Cunk masih dengan gimik berjalan sempoyongan, tersandung, hingga terguling saat mencoba melangkah elegan layaknya presenter dokumenter serius. Dia memperlakukan mikrochip layaknya serangga langka.
Namun dengan upaya untuk melucu, minimal mocking, setiap waktu, tentu tak semua humornya bisa mendarat sempurna. Secara isi, Cunk on Earth pun terasa hanya sedikit lebih mendalam saja ketimbang “konten internet” semisal video history of the entire world, i guess oleh Bill Wurtz.
Dengan hanya setengah jam per episode, satu tema besar berpindah kelewat cepat menuju tema besar lainnya. Sepertinya, itu pun memang dimaksudkan demikian karena Cunk on Earth tak betul-betul menyasar efek apa pun selain kelucuan.

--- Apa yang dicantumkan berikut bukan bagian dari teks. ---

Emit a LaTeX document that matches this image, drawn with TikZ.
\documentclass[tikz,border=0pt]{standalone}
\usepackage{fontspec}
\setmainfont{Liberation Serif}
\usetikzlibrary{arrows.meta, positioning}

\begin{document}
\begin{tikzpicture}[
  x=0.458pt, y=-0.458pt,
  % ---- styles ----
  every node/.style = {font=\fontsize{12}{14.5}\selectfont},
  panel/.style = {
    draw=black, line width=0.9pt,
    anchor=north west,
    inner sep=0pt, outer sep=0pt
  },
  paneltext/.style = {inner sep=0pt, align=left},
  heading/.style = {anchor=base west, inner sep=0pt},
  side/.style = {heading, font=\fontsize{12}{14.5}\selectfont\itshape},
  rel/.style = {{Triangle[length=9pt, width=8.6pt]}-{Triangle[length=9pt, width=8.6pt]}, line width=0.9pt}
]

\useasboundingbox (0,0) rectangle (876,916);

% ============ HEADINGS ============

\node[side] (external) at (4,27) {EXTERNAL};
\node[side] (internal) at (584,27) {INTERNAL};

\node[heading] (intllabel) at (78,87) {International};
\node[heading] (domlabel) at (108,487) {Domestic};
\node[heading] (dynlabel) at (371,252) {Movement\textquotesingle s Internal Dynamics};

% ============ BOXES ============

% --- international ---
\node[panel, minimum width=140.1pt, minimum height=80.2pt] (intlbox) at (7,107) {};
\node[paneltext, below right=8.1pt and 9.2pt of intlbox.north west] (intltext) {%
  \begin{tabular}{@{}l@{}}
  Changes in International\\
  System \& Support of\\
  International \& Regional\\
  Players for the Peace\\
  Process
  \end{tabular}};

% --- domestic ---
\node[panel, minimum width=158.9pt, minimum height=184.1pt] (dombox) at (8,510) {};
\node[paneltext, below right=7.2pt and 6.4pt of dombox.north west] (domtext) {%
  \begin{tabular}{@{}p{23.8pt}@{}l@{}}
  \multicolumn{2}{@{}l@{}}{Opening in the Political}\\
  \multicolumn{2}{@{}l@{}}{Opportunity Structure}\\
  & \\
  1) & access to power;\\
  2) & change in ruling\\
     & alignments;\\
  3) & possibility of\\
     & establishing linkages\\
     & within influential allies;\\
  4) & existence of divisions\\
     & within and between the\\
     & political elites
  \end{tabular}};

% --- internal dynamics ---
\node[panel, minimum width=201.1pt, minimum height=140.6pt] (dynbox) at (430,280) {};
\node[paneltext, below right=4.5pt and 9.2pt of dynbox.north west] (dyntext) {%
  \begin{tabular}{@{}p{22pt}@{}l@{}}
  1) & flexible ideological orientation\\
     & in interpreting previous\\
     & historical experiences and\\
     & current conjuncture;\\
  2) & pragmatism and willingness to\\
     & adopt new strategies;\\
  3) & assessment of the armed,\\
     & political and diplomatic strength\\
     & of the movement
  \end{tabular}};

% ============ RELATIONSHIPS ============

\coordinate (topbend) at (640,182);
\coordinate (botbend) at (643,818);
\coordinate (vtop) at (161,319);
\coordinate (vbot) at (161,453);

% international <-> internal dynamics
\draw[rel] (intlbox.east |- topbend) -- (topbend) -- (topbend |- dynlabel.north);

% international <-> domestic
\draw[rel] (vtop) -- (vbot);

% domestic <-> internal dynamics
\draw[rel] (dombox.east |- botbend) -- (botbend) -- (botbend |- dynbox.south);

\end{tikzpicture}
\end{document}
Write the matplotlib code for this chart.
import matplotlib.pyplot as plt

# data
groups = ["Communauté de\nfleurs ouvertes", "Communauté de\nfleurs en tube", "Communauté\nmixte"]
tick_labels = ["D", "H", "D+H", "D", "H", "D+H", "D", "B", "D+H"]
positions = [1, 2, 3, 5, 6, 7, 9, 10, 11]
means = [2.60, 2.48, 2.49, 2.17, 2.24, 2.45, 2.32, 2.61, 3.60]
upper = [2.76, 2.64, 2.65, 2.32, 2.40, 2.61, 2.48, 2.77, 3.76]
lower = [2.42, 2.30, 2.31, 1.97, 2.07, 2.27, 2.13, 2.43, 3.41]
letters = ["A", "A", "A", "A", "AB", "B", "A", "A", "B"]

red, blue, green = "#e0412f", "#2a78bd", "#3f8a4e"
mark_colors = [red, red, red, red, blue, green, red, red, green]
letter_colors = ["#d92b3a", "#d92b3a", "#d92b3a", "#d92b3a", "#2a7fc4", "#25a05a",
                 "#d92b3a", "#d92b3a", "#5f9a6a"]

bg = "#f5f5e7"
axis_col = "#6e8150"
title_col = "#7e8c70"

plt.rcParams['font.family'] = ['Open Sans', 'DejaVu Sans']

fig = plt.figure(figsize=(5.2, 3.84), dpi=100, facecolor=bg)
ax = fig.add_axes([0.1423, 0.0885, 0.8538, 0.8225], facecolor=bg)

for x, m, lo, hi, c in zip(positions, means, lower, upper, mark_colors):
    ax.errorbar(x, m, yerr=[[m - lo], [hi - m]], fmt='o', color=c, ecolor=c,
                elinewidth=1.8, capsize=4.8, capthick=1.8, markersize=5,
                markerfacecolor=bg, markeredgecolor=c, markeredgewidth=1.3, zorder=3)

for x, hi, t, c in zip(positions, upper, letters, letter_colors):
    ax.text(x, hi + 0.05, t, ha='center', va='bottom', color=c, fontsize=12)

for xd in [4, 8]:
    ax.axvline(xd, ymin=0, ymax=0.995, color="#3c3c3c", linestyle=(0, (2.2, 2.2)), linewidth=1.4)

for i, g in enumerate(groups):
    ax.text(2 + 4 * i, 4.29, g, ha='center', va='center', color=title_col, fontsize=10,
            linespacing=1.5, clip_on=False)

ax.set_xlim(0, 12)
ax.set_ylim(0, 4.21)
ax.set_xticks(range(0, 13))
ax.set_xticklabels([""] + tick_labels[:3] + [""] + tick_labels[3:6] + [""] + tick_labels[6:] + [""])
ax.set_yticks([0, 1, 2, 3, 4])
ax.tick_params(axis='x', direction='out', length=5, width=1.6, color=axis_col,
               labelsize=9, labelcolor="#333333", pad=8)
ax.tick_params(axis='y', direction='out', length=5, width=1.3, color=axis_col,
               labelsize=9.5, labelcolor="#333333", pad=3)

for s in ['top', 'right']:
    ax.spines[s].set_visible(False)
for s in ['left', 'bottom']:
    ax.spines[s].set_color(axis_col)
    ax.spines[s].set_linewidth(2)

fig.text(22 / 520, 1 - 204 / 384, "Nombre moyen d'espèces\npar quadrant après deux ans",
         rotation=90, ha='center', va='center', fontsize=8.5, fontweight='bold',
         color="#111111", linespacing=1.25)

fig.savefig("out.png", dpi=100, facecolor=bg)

Sebagian orang mungkin saja tersinggung tatkala Cunk dan serial ini mencemooh kepercayaan, prinsip, atau bila kau orang Amerika. Dan bila itu menjadi reaksimu, Cunk on Earth bisa dikatakan berhasil dalam misinya memprovokasi banyak pihak, sukses melanjutkan Cunk on Britain dengan acuan-acuan lelucon yang lebih universal.
Bila pun tak ada perkataan Cunk yang cukup mengganggumu, setidaknya dia tetap bisa dinilai sebagai komedi ringan. Kau mungkin tidak belajar apa-apa, tak mendapati apa pun darinya. Tidak masalah juga.